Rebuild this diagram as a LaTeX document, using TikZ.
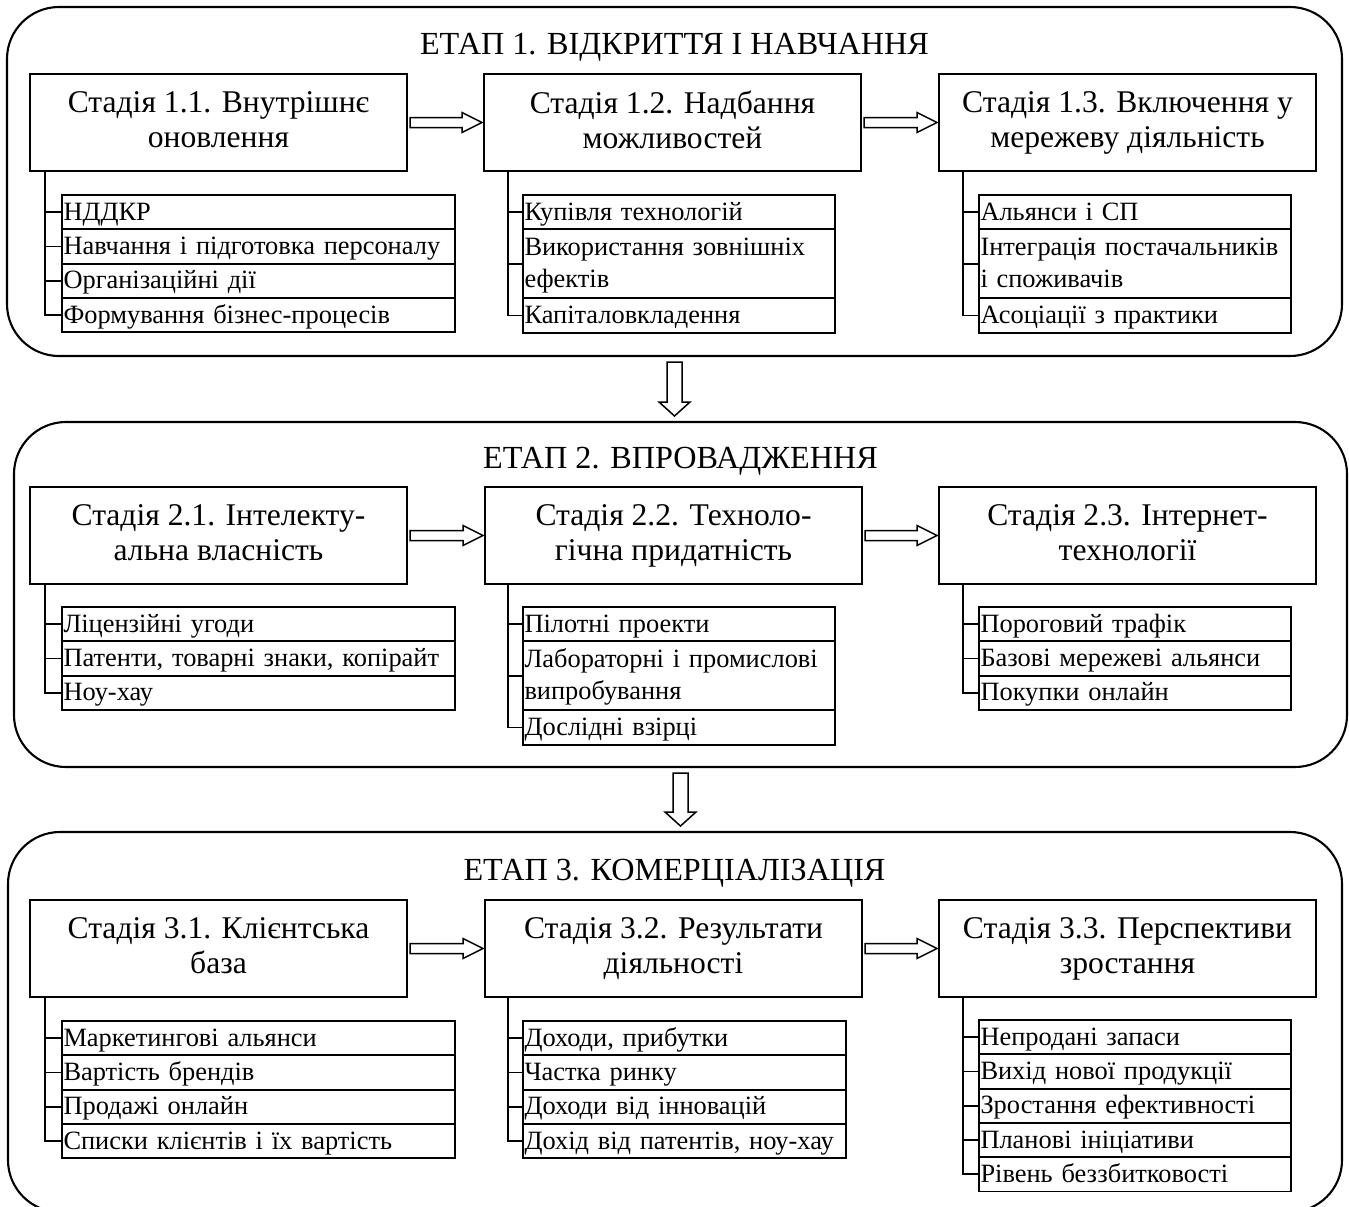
\documentclass[tikz,border=0pt]{standalone}
\usepackage{fontspec}
\setmainfont{Liberation Serif}
\usetikzlibrary{calc}
\begin{document}
\begin{tikzpicture}[x=1pt,y=-1pt, outer sep=0pt,
  panel/.style={draw, line width=2.1pt, rounded corners=52pt, anchor=north west, inner sep=0pt},
  phase/.style={anchor=base, font=\fontsize{32.2}{38}\selectfont},
  stagebox/.style={draw, line width=2pt, inner sep=0pt, anchor=north west, align=center,
    minimum width=377pt, minimum height=97pt, font=\fontsize{31.6}{35}\selectfont,
    execute at begin node={\rule{0pt}{26pt}}, execute at end node={\rule[-6pt]{0pt}{6pt}}},
  itembox/.style={draw, line width=1.9pt, inner xsep=1.5pt, inner ysep=0pt, anchor=north west,
    align=left, font=\fontsize{26.4}{32}\selectfont,
    execute at begin node={\rule{0pt}{22pt}}, execute at end node={\rule[-6pt]{0pt}{6pt}}},
  c1/.style={itembox, text width=390pt},
  c2/.style={itembox, text width=309pt},
  c2w/.style={itembox, text width=320pt},
  c3/.style={itembox, text width=309pt},
  one/.style={minimum height=34.3pt},
  two/.style={minimum height=69pt},
  link/.style={line width=1.9pt},
  fatarrow/.style={draw, line width=1.5pt, fill=white, line join=miter}
]
\useasboundingbox (0,0) rectangle (1349,1207);

% ---------- three phase panels ----------
\node[panel, minimum width=1335pt, minimum height=349pt] (p1) at (7,7) {};
\node[panel, minimum width=1333pt, minimum height=345pt] (p2) at (14,422) {};
\node[panel, minimum width=1334pt, minimum height=380pt] (p3) at (8,832) {};

\node[phase] (h1) at (674.5,55) {ЕТАП 1. ВІДКРИТТЯ І НАВЧАННЯ};
\node[phase] (h2) at (680.5,468) {ЕТАП 2. ВПРОВАДЖЕННЯ};
\node[phase] (h3) at (674.5,880) {ЕТАП 3. КОМЕРЦІАЛІЗАЦІЯ};

% ---------- stage boxes ----------
\node[stagebox] (s11) at (30,74)  {Стадія 1.1. Внутрішнє\\оновлення};
\node[stagebox] (s12) at (484,74) {Стадія 1.2. Надбання\\можливостей};
\node[stagebox] (s13) at (939,74) {Стадія 1.3. Включення у\\мережеву діяльність};

\node[stagebox] (s21) at (30,487)  {Стадія 2.1. Інтелекту-\\альна власність};
\node[stagebox] (s22) at (485,487) {Стадія 2.2. Техноло-\\гічна придатність};
\node[stagebox] (s23) at (939,487) {Стадія 2.3. Інтернет-\\технології};

\node[stagebox] (s31) at (30,900)  {Стадія 3.1. Клієнтська\\база};
\node[stagebox] (s32) at (485,900) {Стадія 3.2. Результати\\діяльності};
\node[stagebox] (s33) at (939,900) {Стадія 3.3. Перспективи\\зростання};

% ---------- item lists ----------
\node[c1,one] (a1) at (62,195) {НДДКР};
\node[c1,one] (a2) at (a1.south west) {Навчання і підготовка персоналу};
\node[c1,one] (a3) at (a2.south west) {Організаційні дії};
\node[c1,one] (a4) at (a3.south west) {Формування бізнес-процесів};

\node[c2,one] (b1) at (523,195) {Купівля технологій};
\node[c2,two] (b2) at (b1.south west) {Використання зовнішніх\\ефектів};
\node[c2,one] (b3) at (b2.south west) {Капіталовкладення};

\node[c3,one] (c1) at (979,195) {Альянси і СП};
\node[c3,two] (c2) at (c1.south west) {Інтеграція постачальників\\і споживачів};
\node[c3,one] (c3) at (c2.south west) {Асоціації з практики};

\node[c1,one] (d1) at (62,607) {Ліцензійні угоди};
\node[c1,one] (d2) at (d1.south west) {Патенти, товарні знаки, копірайт};
\node[c1,one] (d3) at (d2.south west) {Ноу-хау};

\node[c2,one] (e1) at (523,607) {Пілотні проекти};
\node[c2,two] (e2) at (e1.south west) {Лабораторні і промислові\\випробування};
\node[c2,one] (e3) at (e2.south west) {Дослідні взірці};

\node[c3,one] (f1) at (979,607) {Пороговий трафік};
\node[c3,one] (f2) at (f1.south west) {Базові мережеві альянси};
\node[c3,one] (f3) at (f2.south west) {Покупки онлайн};

\node[c1,one] (g1) at (62,1021) {Маркетингові альянси};
\node[c1,one] (g2) at (g1.south west) {Вартість брендів};
\node[c1,one] (g3) at (g2.south west) {Продажі онлайн};
\node[c1,one] (g4) at (g3.south west) {Списки клієнтів і їх вартість};

\node[c2w,one] (k1) at (523,1021) {Доходи, прибутки};
\node[c2w,one] (k2) at (k1.south west) {Частка ринку};
\node[c2w,one] (k3) at (k2.south west) {Доходи від інновацій};
\node[c2w,one] (k4) at (k3.south west) {Дохід від патентів, ноу-хау};

\node[c3,one] (m1) at (979,1020) {Непродані запаси};
\node[c3,one] (m2) at (m1.south west) {Вихід нової продукції};
\node[c3,one] (m3) at (m2.south west) {Зростання ефективності};
\node[c3,one] (m4) at (m3.south west) {Планові ініціативи};
\node[c3,one] (m5) at (m4.south west) {Рівень беззбитковості};

% ---------- trunks from stage boxes to their items ----------
\coordinate (t11) at (45,171);
\coordinate (t12) at (508,171);
\coordinate (t13) at (963,171);
\coordinate (t21) at (45,583);
\coordinate (t22) at (508,583);
\coordinate (t23) at (963,583);
\coordinate (t31) at (45,996);
\coordinate (t32) at (508,996);
\coordinate (t33) at (963,996);

\draw[link] (t11) |- (a4.west);
\foreach \n in {a1,a2,a3} \draw[link] (t11 |- \n.west) -- (\n.west);
\draw[link] (t12) |- (b3.west);
\foreach \n in {b1,b2} \draw[link] (t12 |- \n.west) -- (\n.west);
\draw[link] (t13) |- (c3.west);
\foreach \n in {c1,c2} \draw[link] (t13 |- \n.west) -- (\n.west);

\draw[link] (t21) |- (d3.west);
\foreach \n in {d1,d2} \draw[link] (t21 |- \n.west) -- (\n.west);
\draw[link] (t22) |- (e3.west);
\foreach \n in {e1,e2} \draw[link] (t22 |- \n.west) -- (\n.west);
\draw[link] (t23) |- (f3.west);
\foreach \n in {f1,f2} \draw[link] (t23 |- \n.west) -- (\n.west);

\draw[link] (t31) |- (g4.west);
\foreach \n in {g1,g2,g3} \draw[link] (t31 |- \n.west) -- (\n.west);
\draw[link] (t32) |- (k4.west);
\foreach \n in {k1,k2,k3} \draw[link] (t32 |- \n.west) -- (\n.west);
\draw[link] (t33) |- (m5.west);
\foreach \n in {m1,m2,m3,m4} \draw[link] (t33 |- \n.west) -- (\n.west);

% ---------- hollow arrows between stages ----------
\foreach \u/\v in {s11/s12,s12/s13,s21/s22,s22/s23,s31/s32,s32/s33}{
  \draw[fatarrow] ($(\u.east)+(3,-5)$) -- ($(\v.west)+(-22,-5)$) -- ($(\v.west)+(-22,-10)$)
    -- ($(\v.west)+(-2,0)$) -- ($(\v.west)+(-22,10)$) -- ($(\v.west)+(-22,5)$)
    -- ($(\u.east)+(3,5)$) -- cycle;
}

% ---------- hollow arrows between phases ----------
\foreach \u/\v in {p1/p2,p2/p3}{
  \draw[fatarrow] ($(\u.south)+(-7.5,6)$) -- ($(\u.south |- \v.north)+(-7.5,-20)$)
    -- ($(\u.south |- \v.north)+(-15.5,-20)$) -- ($(\u.south |- \v.north)+(0,-6)$)
    -- ($(\u.south |- \v.north)+(15.5,-20)$) -- ($(\u.south |- \v.north)+(7.5,-20)$)
    -- ($(\u.south)+(7.5,6)$) -- cycle;
}
\end{tikzpicture}
\end{document}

────────────────────

## [Do this]
Pictures are excluded: retype only the lines from the beginning of the listing above through the line with "(s13) at (939,74)", both included.

## [The completed task]
Rebuild this diagram as a LaTeX document, using TikZ.
\documentclass[tikz,border=0pt]{standalone}
\usepackage{fontspec}
\setmainfont{Liberation Serif}
\usetikzlibrary{calc}
\begin{document}
\begin{tikzpicture}[x=1pt,y=-1pt, outer sep=0pt,
  panel/.style={draw, line width=2.1pt, rounded corners=52pt, anchor=north west, inner sep=0pt},
  phase/.style={anchor=base, font=\fontsize{32.2}{38}\selectfont},
  stagebox/.style={draw, line width=2pt, inner sep=0pt, anchor=north west, align=center,
    minimum width=377pt, minimum height=97pt, font=\fontsize{31.6}{35}\selectfont,
    execute at begin node={\rule{0pt}{26pt}}, execute at end node={\rule[-6pt]{0pt}{6pt}}},
  itembox/.style={draw, line width=1.9pt, inner xsep=1.5pt, inner ysep=0pt, anchor=north west,
    align=left, font=\fontsize{26.4}{32}\selectfont,
    execute at begin node={\rule{0pt}{22pt}}, execute at end node={\rule[-6pt]{0pt}{6pt}}},
  c1/.style={itembox, text width=390pt},
  c2/.style={itembox, text width=309pt},
  c2w/.style={itembox, text width=320pt},
  c3/.style={itembox, text width=309pt},
  one/.style={minimum height=34.3pt},
  two/.style={minimum height=69pt},
  link/.style={line width=1.9pt},
  fatarrow/.style={draw, line width=1.5pt, fill=white, line join=miter}
]
\useasboundingbox (0,0) rectangle (1349,1207);

% ---------- three phase panels ----------
\node[panel, minimum width=1335pt, minimum height=349pt] (p1) at (7,7) {};
\node[panel, minimum width=1333pt, minimum height=345pt] (p2) at (14,422) {};
\node[panel, minimum width=1334pt, minimum height=380pt] (p3) at (8,832) {};

\node[phase] (h1) at (674.5,55) {ЕТАП 1. ВІДКРИТТЯ І НАВЧАННЯ};
\node[phase] (h2) at (680.5,468) {ЕТАП 2. ВПРОВАДЖЕННЯ};
\node[phase] (h3) at (674.5,880) {ЕТАП 3. КОМЕРЦІАЛІЗАЦІЯ};

% ---------- stage boxes ----------
\node[stagebox] (s11) at (30,74)  {Стадія 1.1. Внутрішнє\\оновлення};
\node[stagebox] (s12) at (484,74) {Стадія 1.2. Надбання\\можливостей};
\node[stagebox] (s13) at (939,74) {Стадія 1.3. Включення у\\мережеву діяльність};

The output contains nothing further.